Irish composer welcomes world premiere of prize-winning opera

Composer Donnacha Dennehy and playwright Enda Walsh team up again in staging a new operatic work.

Receiving its world premiere at the Galway Arts Festival, winner of the Fedora-Generali Prize for new opera The Second Violinist, stars actor Aaron Monaghan, with singers Máire Flavin, Sharon Carty and Benedict Nelson accompanied by Crash Ensemble and chorus.

On hearing that Donnacha Dennehy was a composer, the taxi driver nodded “ye mean like James Last!”

Described by one writer as the 21st century poster boy of new Irish music, the Dubliner would appear to have a “happy heart” but there any comparison with the late German band leader diverges.

I first met Dennehy in Cleere’s Pub, Kilkenny, in 2014. His Crash Ensemble had just given a recital of his song cycle of Yeats’ poems during the arts festival.

‘That the Night May Come’ was commissioned by soprano Dawn Upshaw, known to a wide audience for her part in putting a little known Polish composer, Henryk Gorecki in the international charts.

The presence of the American star of the Met Opera in Kilkenny was testament to the regard in which the Irish composer is held internationally. His first opera, The Last Hotel, was a critical hit following premieres in Dublin, London, Edinburgh and New York.

A dark psychological thriller set in a banal urban setting, it was described as “musically intoxicating, a riot of post-minimalism and hooley”.

Dennehy’s childhood was not the usual of a musical high-flyer. His journey began as a schoolboy at Ballyroan Boys School in suburban Dublin. “It all started with playing tin whistle with Ms Glynn at school.”

Once he got going, there was no stopping him. He describes the impulse to compose as being almost instant. Very soon after, he was playing his newly composed recorder sonatas into a cassette player. Even as a school boy he was drawn to the unusual.

He recalls as a 10 year old going to hear the avant-garde composer Stockhausen in Dublin. “It was the time of the big snow. Although not musicians, my parents encouraged my interest in strange music.

“I think it was a liberty not to come from a purely classical tradition.
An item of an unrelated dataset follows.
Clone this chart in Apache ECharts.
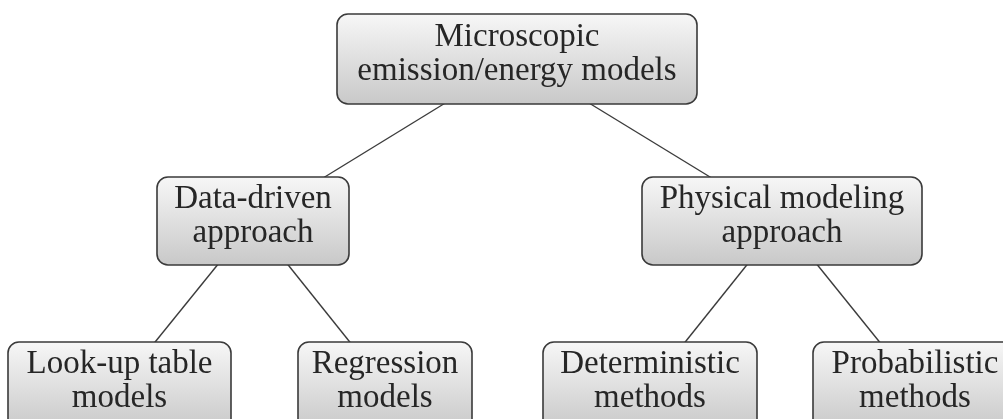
<!DOCTYPE html>
<html>
<head>
<meta charset="utf-8">
<script src="https://cdn.jsdelivr.net/npm/echarts@6/dist/echarts.min.js"></script>
<style>
  html, body { margin: 0; padding: 0; background: #fff; }
  #chart { width: 1003px; height: 419px; }
</style>
</head>
<body>
<div id="chart"></div>
<script>
// tree content
var nodeLabels = [
  'Microscopic\nemission/energy models',
  'Data-driven\napproach',
  'Physical modeling\napproach',
  'Look-up table\nmodels',
  'Regression\nmodels',
  'Deterministic\nmethods',
  'Probabilistic\nmethods'
];
var nodeParent = [-1, 0, 0, 1, 1, 2, 2];

// layout (axis units = pixels)
var nodeX = [517, 253, 782, 119.5, 385, 650, 915];
var nodeLevel = [0, 1, 1, 2, 2, 2, 2];
var levelY = [59, 221, 386];
var nodeW = [360, 192, 280, 223, 174, 214, 204];
var nodeH = [90, 88, 88, 88, 88, 88, 88];

var nodeData = nodeLabels.map(function (t, i) {
  return [nodeX[i], levelY[nodeLevel[i]], i];
});
var edgeData = [];
nodeParent.forEach(function (p, i) {
  if (p < 0) return;
  edgeData.push([nodeX[p], levelY[nodeLevel[p]], nodeX[i], levelY[nodeLevel[i]]]);
});

var boxFill = new echarts.graphic.LinearGradient(0, 0, 0, 1, [
  { offset: 0, color: '#f7f7f7' },
  { offset: 1, color: '#c8c8c8' }
]);

var option = {
  animation: false,
  backgroundColor: '#ffffff',
  grid: { left: 0, right: 0, top: 0, bottom: 0 },
  xAxis: { type: 'value', min: 0, max: 1003, show: false },
  yAxis: { type: 'value', min: 0, max: 419, inverse: true, show: false },
  series: [
    {
      type: 'custom',
      z: 1,
      data: edgeData,
      renderItem: function (params, api) {
        var a = api.coord([api.value(0), api.value(1)]);
        var b = api.coord([api.value(2), api.value(3)]);
        return {
          type: 'line',
          shape: { x1: a[0], y1: a[1], x2: b[0], y2: b[1] },
          style: { stroke: '#3c3c3c', lineWidth: 1.4 }
        };
      }
    },
    {
      type: 'custom',
      z: 2,
      data: nodeData,
      renderItem: function (params, api) {
        var i = api.value(2);
        var c = api.coord([api.value(0), api.value(1)]);
        var w = nodeW[i], h = nodeH[i];
        return {
          type: 'rect',
          shape: { x: c[0] - w / 2, y: c[1] - h / 2, width: w, height: h, r: 11 },
          style: { fill: boxFill, stroke: '#3a3a3a', lineWidth: 1.6 },
          textContent: {
            style: {
              text: nodeLabels[i],
              font: '33px "Liberation Serif", serif',
              fill: '#262626',
              align: 'center',
              verticalAlign: 'middle',
              lineHeight: 34
            }
          },
          textConfig: { position: 'inside', offset: [0, -5] }
        };
      }
    }
  ]
};

var myChart = echarts.init(document.getElementById('chart'));
myChart.setOption(option);
</script>
</body>
</html>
Had I grown up in the leafy groves of Rathgar and played chamber music every weekend, I don’t think I would have been as free in my composition style.”

His journey led him to Europe and America in honing his craft with leading lights of the contemporary music scene. He is currently a faculty member at the prestigious Ivy League college, Princeton. When we speak, he is in Dublin en route to London where his new opera is in rehearsal.

The libretto for The Second Violinist is by Enda Walsh, author of Disco Pigs and Ballyturk, who also directs.

The pair first collaborated when Dennehy wrote incidental music for Walsh’s monologue ‘Mistermen’.

When Dennehy had the idea of the plot for The Last Hotel, he went to Walsh. This time Walsh has come up with the plot for the new opera.

“Most of the second violinists I know are very happy people but the concept is rife with various meanings. “I liked the film Late Quartet where Seymour Hoffmann plays the second violinist in a quartet who yearns for something beyond his position.”

Dennehy’s distinctive musical style has been described as having a gritty urban energy.

“In this score, I’ve really explored basing the harmonies on overtones. Any sound that we hear sounds the way it does because of the overtone structure. That A isn’t just that one pitch but has upper overtones that define the timbre. My harmonies occupy a vivid nether world between timbre and harmony.”

The instrumentation unusually includes a viol, a fretted stringed instrument associated with Renaissance music.

“There is a kind of luminous quality to the lower register that I love.” Another Renaissance feature is the use of a snippet of music by notorious Italian composer Gesualdo. “Enda wanted the character to be obsessed with a composer and it forms a key part of the dialogue.”

The success of The Last Hotel meant a large turnout of high-calibre talent at auditions. Mezzo soprano Sharon Carty has been gathering rave reviews for her work in major German opera houses.

She plays Amy, the wife of the second violinist. During a break in rehearsals she said:

“Donnacha’s work here is beautiful — dark yet lucid and emotive. It will I think elicit a very visceral, emotional response from audiences. The choral writing is truly gorgeous. It is one of the most exciting projects I have ever been involved in. I can’t wait!”